En s’appuyant sur la lecture de témoignages très durs, la commission d’experts indépendants constituée au Portugal, fin 2021, pour enquêter sur l’ampleur de la pédocriminalité dans l’Eglise catholique a présenté durant deux longues heures son rapport définitif, lundi 13 février, à Lisbonne. Après un an de travail, plus de cinq cents témoignages de victimes recueillis et confirmés, des dizaines d’entretiens avec de hauts dignitaires de l’Eglise et l’accès précieux aux archives diocésaines, elle a conclu que 4 815 mineurs au moins ont été victimes de violences sexuelles depuis les années 1950. Un chiffre « absolument minimal », a précisé le coordinateur de la commission, le pédopsychiatre Pedro Strecht, car sans doute très inférieur à la réalité.
Dans un pays où 80 % de la population se définit comme catholique, et où 30 % se disent pratiquants, la publication de ce rapport, révélant noir sur blanc des abus commis au sein de l’Eglise portugaise couverts par le silence de l’institution, a provoqué un choc. « C’est une blessure ouverte qui nous fait mal et nous fait honte, a réagi le président de la conférence épiscopale portugaise, José Ornelas, immédiatement après la présentation du rapport, qu’il a suivie au premier rang de l’auditorium de la Fondation Calouste Gulbenkian.
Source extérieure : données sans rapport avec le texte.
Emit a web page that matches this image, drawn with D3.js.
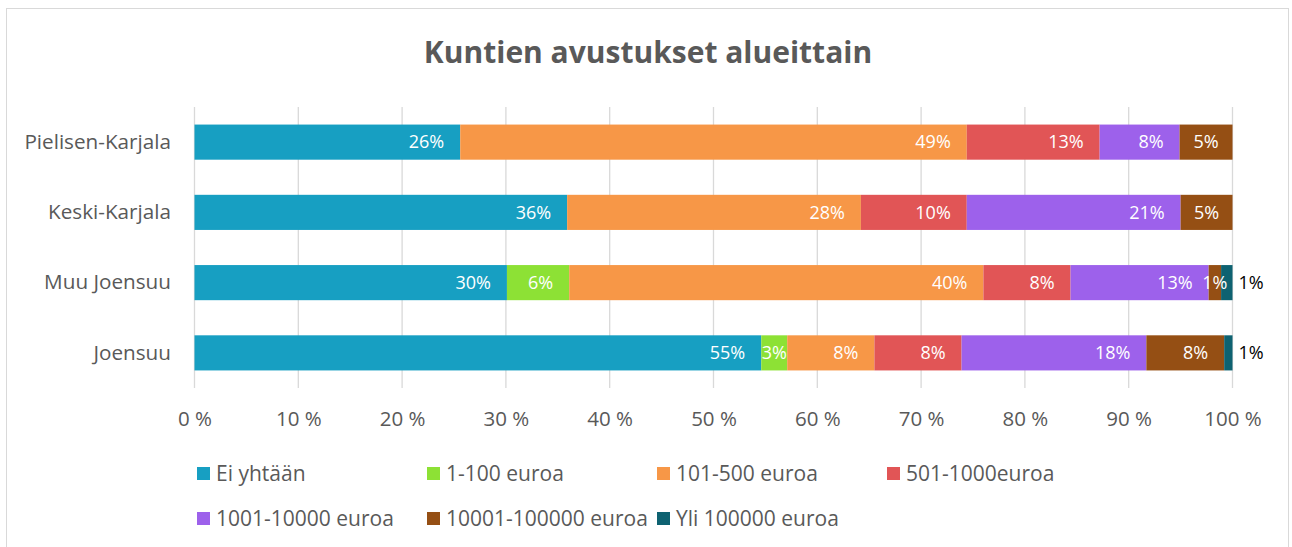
<!DOCTYPE html>
<html>
<head>
<meta charset="utf-8">
<script src="https://cdn.jsdelivr.net/npm/d3@7"></script>
<style>
  body { margin: 0; background: #fff; }
  svg { display: block; font-family: "Open Sans", sans-serif; }
</style>
</head>
<body>
<script>
// Chart size, matches the window
let width = 1292;
let height = 547;

// Regions, top to bottom
var regions = ['Pielisen-Karjala', 'Keski-Karjala', 'Muu Joensuu', 'Joensuu'];

// Grant size classes (legend order)
var classes = ['Ei yhtään', '1-100 euroa', '101-500 euroa', '501-1000euroa',
               '1001-10000 euroa', '10001-100000 euroa', 'Yli 100000 euroa'];

// Share of answers (%) per class, one value per region
var eiYhtaan    = [25.6, 35.9, 30.1, 54.6];
var eur1_100    = [0, 0, 6.0, 2.5];
var eur101_500  = [48.8, 28.3, 39.9, 8.4];
var eur501_1000 = [12.8, 10.2, 8.4, 8.4];
var eur1001_10k = [7.7, 20.6, 13.3, 17.8];
var eur10k_100k = [5.1, 5.0, 1.2, 7.5];
var yli100k     = [0, 0, 1.1, 0.8];

var seriesValues = [eiYhtaan, eur1_100, eur101_500, eur501_1000, eur1001_10k, eur10k_100k, yli100k];

var colors = ['#179FC2', '#8DE135', '#F79747', '#E15556', '#9D61EB', '#954F14', '#0E6271'];

var ticks = [0, 0.1, 0.2, 0.3, 0.4, 0.5, 0.6, 0.7, 0.8, 0.9, 1];

// Build the rows for d3.stack
var rows = regions.map(function(r, i) {
  var row = { region: r };
  classes.forEach(function(c, k) { row[c] = seriesValues[k][i]; });
  return row;
});

var stacked = d3.stack().keys(classes).offset(d3.stackOffsetExpand)(rows);

var svg = d3.select('body')
            .append('svg')
            .attr('width', width)
            .attr('height', height);

// Chart area border
svg.append('rect')
   .attr('x', 6.5).attr('y', 8.5)
   .attr('width', 1282).attr('height', 560)
   .attr('fill', '#fff').attr('stroke', '#D9D9D9');

// Title
svg.append('text')
   .attr('x', 648).attr('y', 63)
   .attr('text-anchor', 'middle')
   .attr('font-size', 30).attr('font-weight', 'bold')
   .attr('fill', '#595959')
   .text('Kuntien avustukset alueittain');

// Scales
var x = d3.scaleLinear().domain([0, 1]).range([194.5, 1232.5]);
var y = d3.scaleBand().domain(regions).range([107, 388]).padding(0.5).paddingOuter(0.25);

// Gridlines
svg.append('g').selectAll('line')
   .data(ticks).enter().append('line')
   .attr('x1', function(d) { return x(d); })
   .attr('x2', function(d) { return x(d); })
   .attr('y1', 107).attr('y2', 388)
   .attr('stroke', '#D9D9D9').attr('stroke-width', 1.3);

// Bottom axis labels (no axis line)
var xAxis = d3.axisBottom(x).tickValues(ticks).tickSize(0).tickPadding(0)
              .tickFormat(function(d) { return Math.round(d * 100) + ' %'; });
var gx = svg.append('g').attr('transform', 'translate(0,407)').call(xAxis);
gx.select('.domain').remove();
gx.selectAll('text').attr('font-size', 20.5).attr('fill', '#595959')
  .attr('font-family', '"Open Sans", sans-serif').attr('dy', '0.71em').attr('y', 4);

// Left axis labels
var yAxis = d3.axisLeft(y).tickSize(0).tickPadding(0);
var gy = svg.append('g').attr('transform', 'translate(171,0)').call(yAxis);
gy.select('.domain').remove();
gy.selectAll('text').attr('font-size', 20.7).attr('fill', '#595959')
  .attr('font-family', '"Open Sans", sans-serif');

// Bars
var layers = svg.append('g').selectAll('g')
   .data(stacked).enter().append('g')
   .attr('fill', function(d, i) { return colors[i]; });

layers.selectAll('rect')
   .data(function(d) { return d; })
   .enter().append('rect')
   .attr('x', function(d) { return x(d[0]); })
   .attr('width', function(d) { return x(d[1]) - x(d[0]); })
   .attr('y', function(d) { return y(d.data.region); })
   .attr('height', y.bandwidth());

// Data labels: white inside end, last class outside in black
var labelLayer = svg.append('g');
stacked.forEach(function(layer, k) {
  layer.forEach(function(d) {
    var v = d.data[layer.key];
    if (!v) return;
    var x0 = x(d[0]), x1 = x(d[1]);
    var cy = y(d.data.region) + y.bandwidth() / 2;
    var t = labelLayer.append('text')
       .attr('y', cy).attr('dy', '0.35em')
       .attr('font-size', 18)
       .text(Math.round(v) + '%');
    if (k === classes.length - 1) {
      t.attr('x', x1 + 6).attr('fill', '#000');
    } else {
      var w = t.node().getComputedTextLength();
      var end = Math.max(x1 - 16, (x0 + x1) / 2 + w / 2);
      t.attr('x', end).attr('text-anchor', 'end').attr('fill', '#fff');
    }
  });
});

// Legend, two rows
var legend = svg.append('g');
var item = legend.selectAll('g')
   .data(classes).enter().append('g')
   .attr('transform', function(d, i) {
     return 'translate(' + (197 + (i % 4) * 230) + ',' + (i < 4 ? 467 : 512) + ')';
   });
item.append('rect')
   .attr('width', 13).attr('height', 13)
   .attr('fill', function(d, i) { return colors[i]; });
item.append('text')
   .attr('x', 19).attr('y', 13.5)
   .attr('font-size', 21).attr('fill', '#595959')
   .text(function(d) { return d; });
</script>
</body>
</html>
Nous demandons pardon à toutes les victimes : à celles qui ont donné courageusement leur témoignage, après tant d’années de silence, et à celles qui vivent encore avec leur douleur dans le plus profond de leur cœur, sans la partager. »
L’âge moyen des victimes au moment des faits était de 11,2 ans. Dans 53 % des cas, elles ont été agressées plus d’une fois et, dans 27 % des cas, durant plus d’un an. Aujourd’hui quinquagénaires, l’âge « le plus bas des pays européens où il y a des données », a souligné M. Strecht, elles ont subi les agressions dans des séminaires (23 %), des églises (19 %), des confessionnaux (14 %), des maisons paroissiales (13 %) et des écoles catholiques (7 %). Le « pic » des violences commises dans l’Eglise portugaise se situe entre les années 1960 et les années 1990. Mais seules 4 % des victimes ont porté plainte devant la justice. Pis, 43 % d’entre elles n’avaient jamais raconté ce qui leur était arrivé avant d’en parler devant la commission d’experts.
Vulnérabilité accrue
« La caractéristique fondamentale de l’abus est le pouvoir qu’a l’abuseur sur l’enfant », a expliqué le psychiatre et membre de la commission Daniel Sampaio. Or, dans l’Eglise, cette vulnérabilité est accrue par la croyance que « le prêtre est la voix de Dieu ». Parmi les témoignages anonymes lus, il y a celui de cet enfant à qui le curé a enjoint d’aller se confesser juste après qu’il eut abusé de lui, ou celui de ces deux autres enfants qui décrivent le refus de leur mère de les croire. Dans 96 % des cas, l’agresseur était un homme, et un prêtre dans 77 % des cas. Très peu montrent une forme de « repentance » : la plupart cherchent à « se justifier », a expliqué la cinéaste Catarina Vasconcelos, autre membre de la commission.